Find all $z$ s.t $|z|=1$ and $|z^2 + \overline{z}^2|=1$

Question

Here's my attempt. Let $z=x+i\ y$, then $$z^2=x^2-y^2+i\ 2xy$$ and $$\bar z^2=x^2-y^2-i\ 2xy$$ Then, $$z^2+\bar z^2=2x^2-2y^2$$ so $$1=|z^2+\bar z^2|=\sqrt{(2x^2)^2+(-2y^2)^2}$$ Simpliflying the expression above, we get $$1=4x^4+4y^4$$ which gives us $$\frac14=x^4+y^4$$. I am stuck here.
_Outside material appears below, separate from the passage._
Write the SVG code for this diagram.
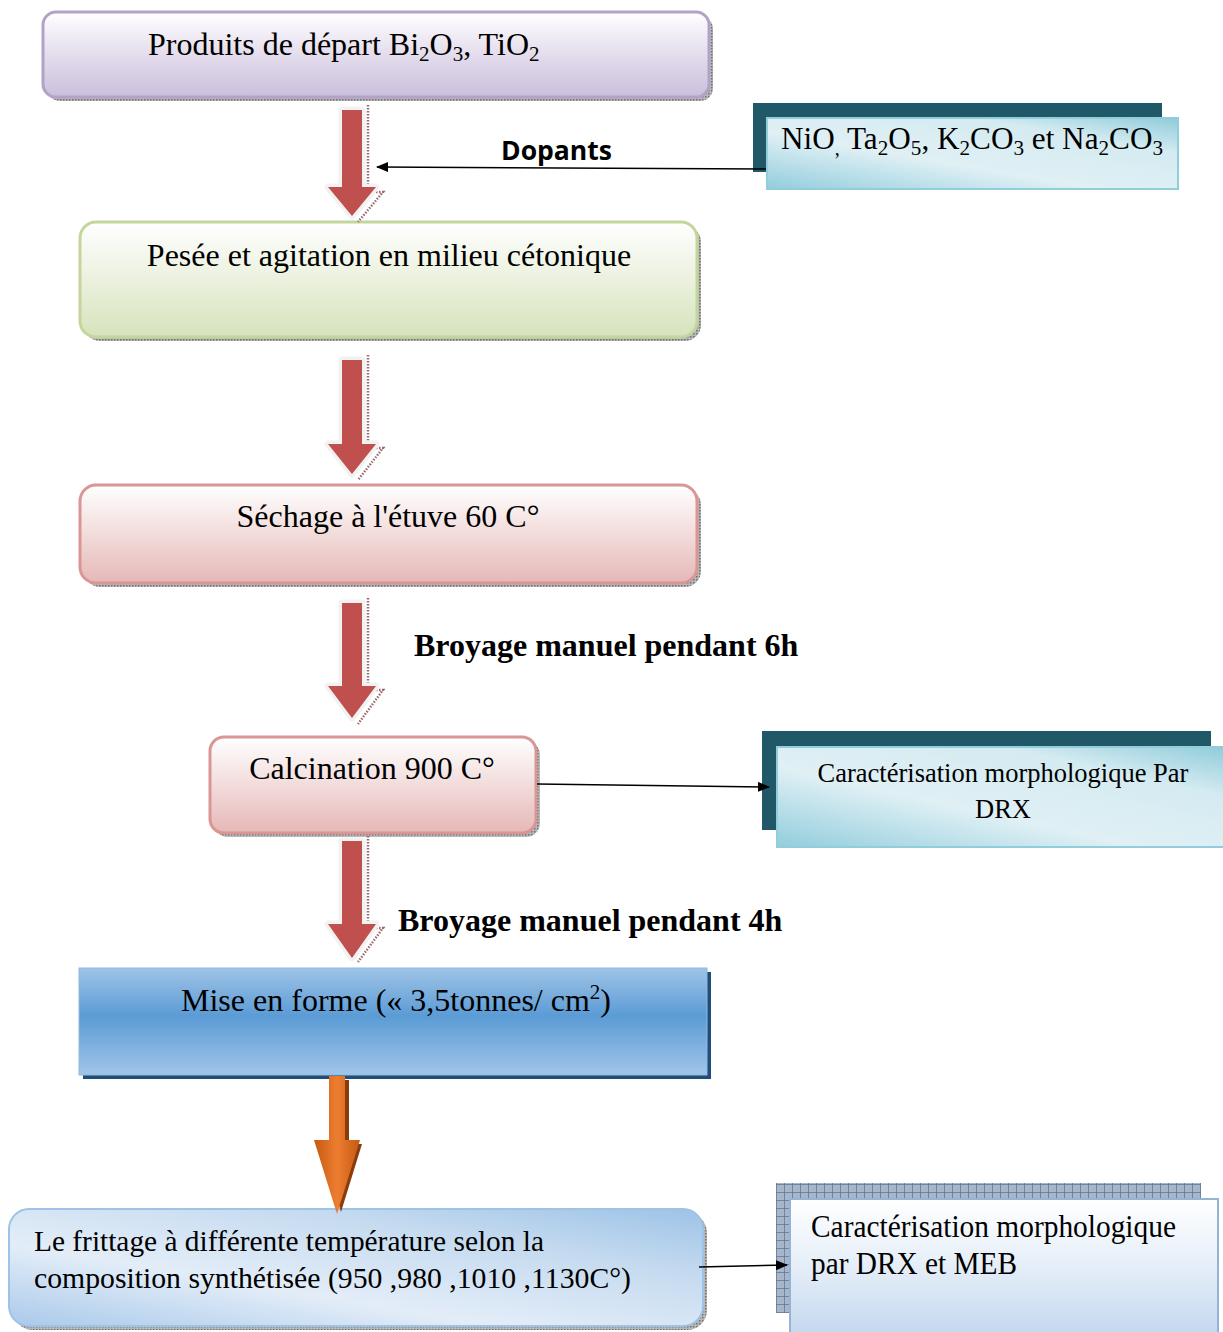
<svg xmlns="http://www.w3.org/2000/svg" width="1223" height="1332" viewBox="0 0 1223 1332">
<defs>
  <style>
    .t { font-family: "Liberation Serif", "Times New Roman", serif; fill: #000; }
    .tb { font-family: "Liberation Serif", "Times New Roman", serif; font-weight: bold; fill: #000; }
    .ts { font-family: "Open Sans", "DejaVu Sans", sans-serif; font-weight: bold; fill: #000; }
    .conn { stroke: #000; stroke-width: 1.5; fill: none; }
    .redarrow { fill: #c0504d; stroke: #f2f2f2; stroke-width: 7; stroke-linejoin: round; paint-order: stroke; }
    .redshadow { fill: none; stroke: #9a6a6a; stroke-width: 2.5; stroke-dasharray: 1.5 1.5; }
  </style>
  <pattern id="dots" width="3" height="3" patternUnits="userSpaceOnUse">
    <rect width="3" height="3" fill="#b8b8b8"/>
    <rect width="1.5" height="1.5" fill="#6f6f6f"/>
  </pattern>
  <pattern id="grid" width="8" height="8" patternUnits="userSpaceOnUse">
    <rect width="8" height="8" fill="#a7b6c9"/>
    <path d="M0 0H8M0 0V8" stroke="#5d7594" stroke-width="1.5"/>
  </pattern>
  <linearGradient id="gPurple" x1="0" y1="0" x2="0" y2="1">
    <stop offset="0" stop-color="#ffffff"/>
    <stop offset="0.5" stop-color="#e4dded"/>
    <stop offset="1" stop-color="#cabfdb"/>
  </linearGradient>
  <linearGradient id="gGreen" x1="0" y1="0" x2="0" y2="1">
    <stop offset="0" stop-color="#ffffff"/>
    <stop offset="0.5" stop-color="#ebf1de"/>
    <stop offset="1" stop-color="#d6e3bc"/>
  </linearGradient>
  <linearGradient id="gPink" x1="0" y1="0" x2="0" y2="1">
    <stop offset="0" stop-color="#ffffff"/>
    <stop offset="0.5" stop-color="#f2dcdb"/>
    <stop offset="1" stop-color="#e5b8b7"/>
  </linearGradient>
  <linearGradient id="gBlue" x1="0" y1="0" x2="0" y2="1">
    <stop offset="0" stop-color="#9fc4e7"/>
    <stop offset="0.45" stop-color="#5b9bd5"/>
    <stop offset="1" stop-color="#a2c5e8"/>
  </linearGradient>
  <linearGradient id="gLightBlue" x1="0" y1="1" x2="1" y2="0">
    <stop offset="0" stop-color="#a9c9ea"/>
    <stop offset="0.35" stop-color="#e3edf8"/>
    <stop offset="0.7" stop-color="#c6dbf0"/>
    <stop offset="1" stop-color="#9dc3e6"/>
  </linearGradient>
  <linearGradient id="gCyan" x1="0" y1="1" x2="1" y2="0">
    <stop offset="0" stop-color="#92cddc"/>
    <stop offset="0.4" stop-color="#e0f0f5"/>
    <stop offset="0.75" stop-color="#d4ebf1"/>
    <stop offset="1" stop-color="#8fcbda"/>
  </linearGradient>
  <linearGradient id="gMeb" x1="0" y1="0" x2="0" y2="1">
    <stop offset="0" stop-color="#ffffff"/>
    <stop offset="0.5" stop-color="#e5eef8"/>
    <stop offset="1" stop-color="#c4d8ef"/>
  </linearGradient>
  <linearGradient id="gOrange" x1="0" y1="0" x2="1" y2="0">
    <stop offset="0" stop-color="#c55a11"/>
    <stop offset="0.5" stop-color="#ed7d31"/>
    <stop offset="1" stop-color="#c55a11"/>
  </linearGradient>
  <marker id="arr" markerWidth="12" markerHeight="10" refX="11" refY="5" orient="auto" markerUnits="userSpaceOnUse">
    <path d="M0 0 L12 5 L0 10 Z" fill="#000"/>
  </marker>
</defs>

<rect width="1223" height="1332" fill="#fff"/>

<g id="node-produits">
  <rect x="47" y="16" width="666" height="85" rx="13" fill="url(#dots)"/>
  <rect x="43" y="12" width="666" height="85" rx="13" fill="url(#gPurple)" stroke="#b3a2c7" stroke-width="3"/>
  <text class="t" x="148" y="55" font-size="32">Produits de départ Bi<tspan font-size="21" dy="6">2</tspan><tspan dy="-6">O</tspan><tspan font-size="21" dy="6">3</tspan><tspan dy="-6">, TiO</tspan><tspan font-size="21" dy="6">2</tspan></text>
</g>

<g id="node-dopants">
  <rect x="753" y="103" width="409" height="69" fill="#215868"/>
  <rect x="767" y="118" width="411" height="71" fill="url(#gCyan)" stroke="#92cddc" stroke-width="2"/>
  <text class="t" x="781" y="149" font-size="31" textLength="382" lengthAdjust="spacingAndGlyphs">NiO<tspan font-size="20" dy="6">,</tspan><tspan dy="-6"> Ta</tspan><tspan font-size="21" dy="6">2</tspan><tspan dy="-6">O</tspan><tspan font-size="21" dy="6">5</tspan><tspan dy="-6">, K</tspan><tspan font-size="21" dy="6">2</tspan><tspan dy="-6">CO</tspan><tspan font-size="21" dy="6">3</tspan><tspan dy="-6"> et Na</tspan><tspan font-size="21" dy="6">2</tspan><tspan dy="-6">CO</tspan><tspan font-size="21" dy="6">3</tspan></text>
</g>

<g id="node-pesee">
  <rect x="84" y="226" width="617" height="115" rx="16" fill="url(#dots)"/>
  <rect x="80" y="222" width="617" height="115" rx="16" fill="url(#gGreen)" stroke="#c3d69b" stroke-width="3"/>
  <text class="t" x="389" y="266" font-size="32" text-anchor="middle">Pesée et agitation en milieu cétonique</text>
</g>

<g id="node-sechage">
  <rect x="84" y="489" width="617" height="98" rx="16" fill="url(#dots)"/>
  <rect x="80" y="485" width="617" height="98" rx="16" fill="url(#gPink)" stroke="#d99694" stroke-width="3"/>
  <text class="t" x="388" y="527" font-size="32" text-anchor="middle">Séchage à l'étuve 60 C°</text>
</g>

<g id="node-calcination">
  <rect x="214" y="741" width="326" height="96" rx="14" fill="url(#dots)"/>
  <rect x="210" y="737" width="326" height="96" rx="14" fill="url(#gPink)" stroke="#d99694" stroke-width="3"/>
  <text class="t" x="372" y="779" font-size="32" text-anchor="middle">Calcination 900 C°</text>
</g>

<g id="node-drx">
  <rect x="762" y="731" width="449" height="99" fill="#215868"/>
  <rect x="777" y="747" width="450" height="100" fill="url(#gCyan)" stroke="#92cddc" stroke-width="2"/>
  <text class="t" x="1003" y="782" font-size="26.5" text-anchor="middle">Caractérisation morphologique Par</text>
  <text class="t" x="1003" y="818" font-size="26.5" text-anchor="middle">DRX</text>
</g>

<g id="node-mise">
  <rect x="83" y="972" width="628" height="107" fill="#1f4e79"/>
  <rect x="79" y="968" width="628" height="107" fill="url(#gBlue)" stroke="#8fb9e0" stroke-width="1"/>
  <text class="t" x="396" y="1011" font-size="32" text-anchor="middle">Mise en forme (« 3,5tonnes/ cm<tspan font-size="21" dy="-12">2</tspan><tspan dy="12">)</tspan></text>
</g>

<g id="node-frittage">
  <rect x="13" y="1213" width="694" height="117" rx="20" fill="url(#dots)"/>
  <rect x="9" y="1209" width="694" height="117" rx="20" fill="url(#gLightBlue)" stroke="#9dc3e6" stroke-width="2"/>
  <text class="t" x="34" y="1251" font-size="30" textLength="510" lengthAdjust="spacingAndGlyphs">Le frittage à différente température selon la</text>
  <text class="t" x="34" y="1288" font-size="30" textLength="597" lengthAdjust="spacingAndGlyphs">composition  synthétisée (950 ,980 ,1010 ,1130C°)</text>
</g>

<g id="node-meb">
  <rect x="776" y="1183" width="425" height="130" fill="url(#grid)"/>
  <rect x="790" y="1199" width="428" height="135" fill="url(#gMeb)" stroke="#95b3d7" stroke-width="2"/>
  <text class="t" x="811" y="1237" font-size="31" textLength="365" lengthAdjust="spacingAndGlyphs">Caractérisation morphologique</text>
  <text class="t" x="811" y="1274" font-size="31" textLength="206" lengthAdjust="spacingAndGlyphs">par DRX et MEB</text>
</g>

<g id="connectors">
  <g id="arrow1">
    <path class="redshadow" d="M368 105 L368 190 M364 192 L383 192 L358 222"/>
    <path class="redarrow" d="M342 110 L362 110 L362 187 L376 187 L352 216 L328 187 L342 187 Z"/>
  </g>
  <g id="arrow2">
    <path class="redshadow" d="M368 355 L368 446 M364 448 L383 448 L358 480"/>
    <path class="redarrow" d="M342 360 L362 360 L362 444 L376 444 L352 474 L328 444 L342 444 Z"/>
  </g>
  <g id="arrow3">
    <path class="redshadow" d="M368 598 L368 688 M364 690 L383 690 L358 724"/>
    <path class="redarrow" d="M342 603 L362 603 L362 686 L376 686 L352 718 L328 686 L342 686 Z"/>
  </g>
  <g id="arrow4">
    <path class="redshadow" d="M368 836 L368 926 M364 928 L383 928 L358 962"/>
    <path class="redarrow" d="M342 841 L362 841 L362 924 L376 924 L352 958 L328 924 L342 924 Z"/>
  </g>
  <g id="arrow5">
    <path d="M333 1080 L349 1080 L349 1144 L362 1144 L341 1212 L320 1144 L333 1144 Z" fill="#8a3d0c"/>
    <path d="M329 1076 L345 1076 L345 1140 L360 1140 L337 1214 L314 1140 L329 1140 Z" fill="url(#gOrange)"/>
  </g>
  <line class="conn" x1="766" y1="169" x2="377" y2="167" marker-end="url(#arr)"/>
  <line class="conn" x1="537" y1="784" x2="769" y2="787" marker-end="url(#arr)"/>
  <line class="conn" x1="699" y1="1267" x2="787" y2="1265" marker-end="url(#arr)"/>
  <text class="ts" x="501" y="160" font-size="26" textLength="111" lengthAdjust="spacingAndGlyphs">Dopants</text>
  <text class="tb" x="414" y="656" font-size="32">Broyage manuel pendant 6h</text>
  <text class="tb" x="398" y="931" font-size="32">Broyage manuel pendant 4h</text>
</g>
</svg>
Is it wrong approach? is there an easier one?

Answer 1

Let $z=\cos t+i\sin t$. Then $|z^2+\bar{z}^2|=1$ becomes $$2|\cos(2t)|=1 $$ or $$ \cos(2t)=\pm\frac{1}{2}$$ So $$ \cos t=\pm\sqrt{\frac{1+\cos(2t)}{2}}=\pm\frac{\sqrt3}{2}\text{ or }\pm\frac{1}{2}$$ and $$ \sin t=\pm\sqrt{\frac{1-\cos(2t)}{2}}=\pm\frac12\text{ or }\pm\frac{\sqrt3}{2}. $$ Thus $$ z=\cos t+i\sin t=\pm\frac{\sqrt3}{2}\pm\frac{1}{2}i,z=\pm\frac{1}{2}\pm\frac{\sqrt 3}{2}i. $$

Answer 2

Firstly, $z=x+yi$, where $x$ and $y$ are reals.
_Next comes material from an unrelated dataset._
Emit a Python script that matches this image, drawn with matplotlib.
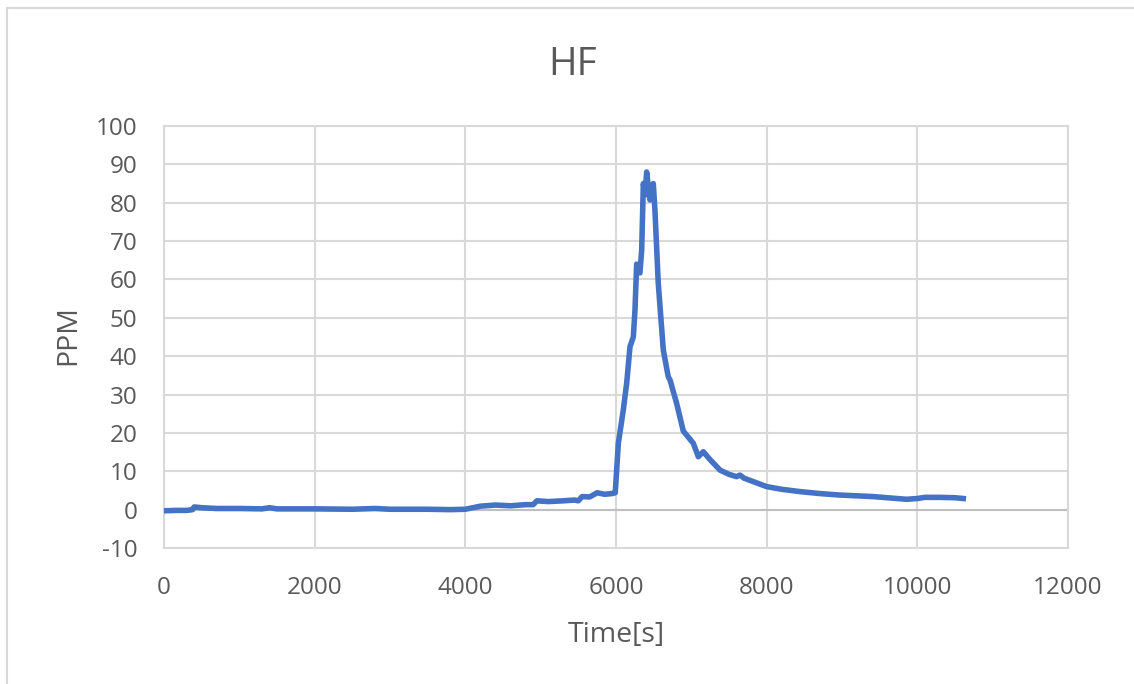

Thus, it should be $$|x^2-y^2|=\frac{1}{2}$$ and $$x^2+y^2=1.$$

Finally, we obtain $$\left\{\pm\frac{\sqrt3}{2}\pm\frac{1}{2}i,\pm\frac{1}{2}\pm\frac{\sqrt3}{2}i\right\}$$

Answer 3

Since $w+\overline{w}\in \mathbb{R}$ for each $w\in \mathbb{C}$

we have $z^2+ \overline{z}^2 =1$ and from $|z|=1$ we have $z\overline{z}=1$.

So $$(z+\overline{z})^2= z^2+2z\overline{z} +\overline{z}^2 =3$$

and thus we have $z+\overline{z} =\pm \sqrt{3}$

So, since $\overline{z} = {1\over z} $ we have $z^2\pm \sqrt{3}z+1=0$

Answer 4

You can write $z=e^{it}=\cos t+i\sin t$. Then $z^2+\overline z^2=2\cos 2t$. So we need to solve $\cos2t=\pm\frac12$. Thus $2t=\pm\frac\pi3+2k\pi$ or $2t=\pm\frac{2\pi}3+2k\pi$, that is $t=\pm\frac\pi6+k\pi$ or $t=\pm\frac\pi3+k\pi$, so that $z=e^{it}=\frac12(\pm\sqrt3\pm i)$ or $\frac12(\pm1\pm i\sqrt3)$.

Answer 5

Use exponential form: since $|z|=1$, $z=\mathrm e^{i\theta}$, so the second equation can be rewritten as $$1=\bigl|z^2+\bar z^2\bigr|^2=\bigl(z^2+\bar z^2\bigr)^2=\bigl(\mathrm e^{2i\theta}+\mathrm e^{-2i\theta}\bigr)^2=\mathrm e^{4i\theta}+\mathrm e^{-4i\theta}+2=2\cos4\theta+2,$$ so finally we have to solve $$\cos4\theta=-\frac12\iff 4\theta\equiv =\pm\frac{2\pi}3\pmod{2\pi}\iff\theta\equiv\pm\frac\pi6\mod{\frac\pi2}.$$ This corresponds the $8$ different complex numbers in $\mathbf U$:* $$z=\mathrm e^{\pm\tfrac{k\pi}6},\quad k=1,2,4,5.$$